Subbing for Chris Cole, Shambo rode his team’s three horses to victory in the first heat on Friday night. Afterward, he got high fives from trainer Luis Canchari and his son, jockey Alex Canchari, for good reason.

Shambo’s third horse in the race , the one he came home on, was a racehorse at Canterbury as recently as two weeks ago but was sold by Luis Canchari Friday morning to the team Sambo represents.

“Way to go,” Alex Canchari said with a wide smile as he smacked hands with Shambo, a member of the Nakota White Clay nation.

“This is a lot of fun, something I really enjoy,” said Sambo.

He hoped to say something similar following Saturday night’s championship race.

The former Canchari horse? His name is Fly By Dubai, and he got his first win this year with Sambo aboard. It’s amazing what a change in barns can do sometimes.

Canterbury patrons were unaware Friday night that they had witnessed a piece of obscure racing history in the second heat of the relay races.

Instant replay was used for the first time, to anyone’s knowledge, by this particular Indian Horse Relay organization to disqualify the second place finisher because of interference.

Brian Beetum, who won his heat on Thursday night, made it two in a row riding for the Cheyenne River Sioux and made it look easy in the process.

Beetum,23, of Pine Ridge in South Dakota got his start in the sport right here at Canterbury last year, winning two heats and finishing second overall.

Friday, he duplicated last year’s effort while riding for the Cheyenne River Sioux team, DD Express, and hopes to improve upon last year’s finish in Saturday night’s final.  Bettum’s exchanges were clean and quick. He was off one horse and on the second and third with a minimum of effort and time, and those smooth transitions were the difference.

The same wasn’t true for Wes Edwards riding for the Blackfeet of Montana’s team of Lil Badger.
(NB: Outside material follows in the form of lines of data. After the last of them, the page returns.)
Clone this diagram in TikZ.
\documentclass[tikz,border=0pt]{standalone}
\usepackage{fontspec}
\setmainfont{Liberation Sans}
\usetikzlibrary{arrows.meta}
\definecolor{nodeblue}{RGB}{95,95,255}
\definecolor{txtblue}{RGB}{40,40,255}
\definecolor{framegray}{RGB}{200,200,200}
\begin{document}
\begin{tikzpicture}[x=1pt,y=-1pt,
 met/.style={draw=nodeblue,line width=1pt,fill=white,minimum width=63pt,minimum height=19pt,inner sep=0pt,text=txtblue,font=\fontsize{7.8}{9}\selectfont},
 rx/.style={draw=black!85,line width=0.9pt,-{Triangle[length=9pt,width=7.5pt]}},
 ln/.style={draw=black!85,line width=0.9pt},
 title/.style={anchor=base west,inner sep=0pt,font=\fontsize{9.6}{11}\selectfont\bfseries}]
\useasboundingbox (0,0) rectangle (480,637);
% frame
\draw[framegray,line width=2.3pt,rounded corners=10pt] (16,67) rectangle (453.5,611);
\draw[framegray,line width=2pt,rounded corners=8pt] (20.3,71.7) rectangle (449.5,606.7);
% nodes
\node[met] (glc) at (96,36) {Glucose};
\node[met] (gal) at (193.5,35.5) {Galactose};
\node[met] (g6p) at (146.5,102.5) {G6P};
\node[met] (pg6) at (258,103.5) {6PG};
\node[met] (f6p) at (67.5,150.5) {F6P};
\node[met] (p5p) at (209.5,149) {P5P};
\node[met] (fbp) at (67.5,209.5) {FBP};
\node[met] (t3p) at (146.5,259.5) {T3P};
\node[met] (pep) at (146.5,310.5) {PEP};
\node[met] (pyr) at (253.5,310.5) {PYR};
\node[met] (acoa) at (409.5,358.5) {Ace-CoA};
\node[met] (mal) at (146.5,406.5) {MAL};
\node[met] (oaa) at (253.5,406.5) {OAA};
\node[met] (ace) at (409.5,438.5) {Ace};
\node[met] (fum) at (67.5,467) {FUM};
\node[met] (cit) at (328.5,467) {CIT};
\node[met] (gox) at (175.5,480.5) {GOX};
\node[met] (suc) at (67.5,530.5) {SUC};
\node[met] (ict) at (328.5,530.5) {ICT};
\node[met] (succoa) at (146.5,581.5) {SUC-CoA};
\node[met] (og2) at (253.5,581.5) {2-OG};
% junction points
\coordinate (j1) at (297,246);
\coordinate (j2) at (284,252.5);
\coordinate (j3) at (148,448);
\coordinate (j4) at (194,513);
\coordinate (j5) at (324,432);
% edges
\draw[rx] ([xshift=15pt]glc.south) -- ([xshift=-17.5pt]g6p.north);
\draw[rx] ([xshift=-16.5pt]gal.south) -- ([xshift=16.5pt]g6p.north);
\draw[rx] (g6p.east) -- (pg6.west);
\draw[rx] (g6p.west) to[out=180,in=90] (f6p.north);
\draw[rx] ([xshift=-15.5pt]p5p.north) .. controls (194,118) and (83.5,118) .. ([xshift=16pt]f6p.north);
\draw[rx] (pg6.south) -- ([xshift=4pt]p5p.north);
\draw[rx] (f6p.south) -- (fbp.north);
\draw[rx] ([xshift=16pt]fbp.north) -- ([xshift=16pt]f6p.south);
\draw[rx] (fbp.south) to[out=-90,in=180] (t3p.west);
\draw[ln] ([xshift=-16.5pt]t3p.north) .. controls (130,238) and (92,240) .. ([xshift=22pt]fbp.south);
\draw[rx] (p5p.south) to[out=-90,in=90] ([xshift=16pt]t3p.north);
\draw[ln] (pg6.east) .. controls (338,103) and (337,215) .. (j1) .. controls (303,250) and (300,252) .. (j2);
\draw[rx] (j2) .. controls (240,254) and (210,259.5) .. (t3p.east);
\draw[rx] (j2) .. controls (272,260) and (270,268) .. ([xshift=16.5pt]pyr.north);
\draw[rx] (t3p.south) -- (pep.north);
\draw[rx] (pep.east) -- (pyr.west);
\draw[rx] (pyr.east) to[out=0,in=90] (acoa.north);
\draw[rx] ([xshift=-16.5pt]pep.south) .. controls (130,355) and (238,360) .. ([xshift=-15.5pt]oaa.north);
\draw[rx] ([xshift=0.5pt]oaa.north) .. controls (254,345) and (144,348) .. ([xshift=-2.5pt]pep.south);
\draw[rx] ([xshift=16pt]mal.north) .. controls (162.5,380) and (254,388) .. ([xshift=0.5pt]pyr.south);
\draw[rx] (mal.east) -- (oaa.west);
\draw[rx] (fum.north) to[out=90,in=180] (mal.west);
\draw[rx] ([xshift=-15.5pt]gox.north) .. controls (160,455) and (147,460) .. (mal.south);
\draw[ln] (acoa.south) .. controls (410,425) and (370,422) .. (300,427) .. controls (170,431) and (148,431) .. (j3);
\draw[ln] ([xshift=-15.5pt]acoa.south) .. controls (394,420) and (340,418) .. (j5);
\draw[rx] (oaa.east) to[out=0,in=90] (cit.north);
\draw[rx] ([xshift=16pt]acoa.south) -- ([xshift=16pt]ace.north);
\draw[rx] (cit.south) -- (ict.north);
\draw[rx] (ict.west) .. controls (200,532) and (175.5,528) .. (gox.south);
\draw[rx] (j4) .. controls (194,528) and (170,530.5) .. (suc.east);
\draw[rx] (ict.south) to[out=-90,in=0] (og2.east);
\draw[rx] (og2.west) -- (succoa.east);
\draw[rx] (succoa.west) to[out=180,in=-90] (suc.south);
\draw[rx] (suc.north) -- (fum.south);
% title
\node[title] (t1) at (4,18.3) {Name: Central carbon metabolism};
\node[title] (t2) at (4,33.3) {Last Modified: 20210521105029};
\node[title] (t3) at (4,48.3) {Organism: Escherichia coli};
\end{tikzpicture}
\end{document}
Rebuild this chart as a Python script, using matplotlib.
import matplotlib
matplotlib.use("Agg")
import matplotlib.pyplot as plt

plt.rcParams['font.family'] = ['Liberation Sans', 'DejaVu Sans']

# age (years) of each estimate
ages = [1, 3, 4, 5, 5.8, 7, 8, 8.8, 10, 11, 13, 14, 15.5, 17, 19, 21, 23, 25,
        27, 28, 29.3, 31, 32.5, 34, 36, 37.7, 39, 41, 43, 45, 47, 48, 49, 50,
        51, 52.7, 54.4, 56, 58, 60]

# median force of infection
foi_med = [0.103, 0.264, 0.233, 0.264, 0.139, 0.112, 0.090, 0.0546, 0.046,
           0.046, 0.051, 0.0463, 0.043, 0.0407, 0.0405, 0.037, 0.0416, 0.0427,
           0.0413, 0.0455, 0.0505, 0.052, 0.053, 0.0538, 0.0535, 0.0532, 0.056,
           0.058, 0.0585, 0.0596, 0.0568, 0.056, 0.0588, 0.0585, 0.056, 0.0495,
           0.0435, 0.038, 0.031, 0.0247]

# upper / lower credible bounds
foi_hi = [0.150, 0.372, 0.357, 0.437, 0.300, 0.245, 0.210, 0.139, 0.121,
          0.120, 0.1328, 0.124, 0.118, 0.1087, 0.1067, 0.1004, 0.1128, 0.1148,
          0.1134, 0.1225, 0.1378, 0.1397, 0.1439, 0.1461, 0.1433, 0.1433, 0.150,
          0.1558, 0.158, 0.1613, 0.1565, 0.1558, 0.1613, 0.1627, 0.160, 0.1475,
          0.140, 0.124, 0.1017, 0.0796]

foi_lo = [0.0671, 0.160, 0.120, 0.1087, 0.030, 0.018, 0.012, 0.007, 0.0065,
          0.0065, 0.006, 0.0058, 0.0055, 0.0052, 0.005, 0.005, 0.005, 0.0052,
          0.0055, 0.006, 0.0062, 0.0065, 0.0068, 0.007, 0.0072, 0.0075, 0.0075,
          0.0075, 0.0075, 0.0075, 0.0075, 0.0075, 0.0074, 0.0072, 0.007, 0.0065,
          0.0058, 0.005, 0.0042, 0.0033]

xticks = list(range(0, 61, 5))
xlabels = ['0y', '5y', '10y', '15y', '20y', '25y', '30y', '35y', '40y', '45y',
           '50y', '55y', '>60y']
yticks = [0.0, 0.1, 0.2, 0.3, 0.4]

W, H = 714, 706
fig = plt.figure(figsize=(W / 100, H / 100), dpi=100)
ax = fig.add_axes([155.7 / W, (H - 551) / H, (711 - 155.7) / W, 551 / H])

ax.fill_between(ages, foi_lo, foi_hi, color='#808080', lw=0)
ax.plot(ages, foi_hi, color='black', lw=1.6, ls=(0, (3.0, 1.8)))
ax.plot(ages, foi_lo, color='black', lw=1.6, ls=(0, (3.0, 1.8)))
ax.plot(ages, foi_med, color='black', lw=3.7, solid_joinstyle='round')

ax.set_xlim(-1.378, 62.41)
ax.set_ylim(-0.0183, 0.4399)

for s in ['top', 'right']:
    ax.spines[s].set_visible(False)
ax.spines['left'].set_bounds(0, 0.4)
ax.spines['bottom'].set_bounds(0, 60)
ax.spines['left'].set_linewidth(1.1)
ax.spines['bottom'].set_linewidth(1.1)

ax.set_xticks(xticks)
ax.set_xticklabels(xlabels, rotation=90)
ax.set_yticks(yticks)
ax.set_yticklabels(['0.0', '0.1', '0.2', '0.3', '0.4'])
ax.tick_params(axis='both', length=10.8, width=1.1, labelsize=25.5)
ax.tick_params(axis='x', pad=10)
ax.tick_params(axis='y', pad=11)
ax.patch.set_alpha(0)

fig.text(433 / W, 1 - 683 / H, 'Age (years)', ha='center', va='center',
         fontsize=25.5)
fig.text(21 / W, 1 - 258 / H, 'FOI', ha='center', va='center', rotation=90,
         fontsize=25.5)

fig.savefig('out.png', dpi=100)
Edwards won his heat on Thursday’s card but was disqualified from second on Friday for interference, identified by the judges while watching a replay of the race. Another Montana Blackfeet team, the Pikunii Boys, with Chris Carlson the rider, was moved up to second.

Riders earn cash for the results they produce. Each dollar is essentially one point. Final results will be based upon total dollars earned, or points, during the competition.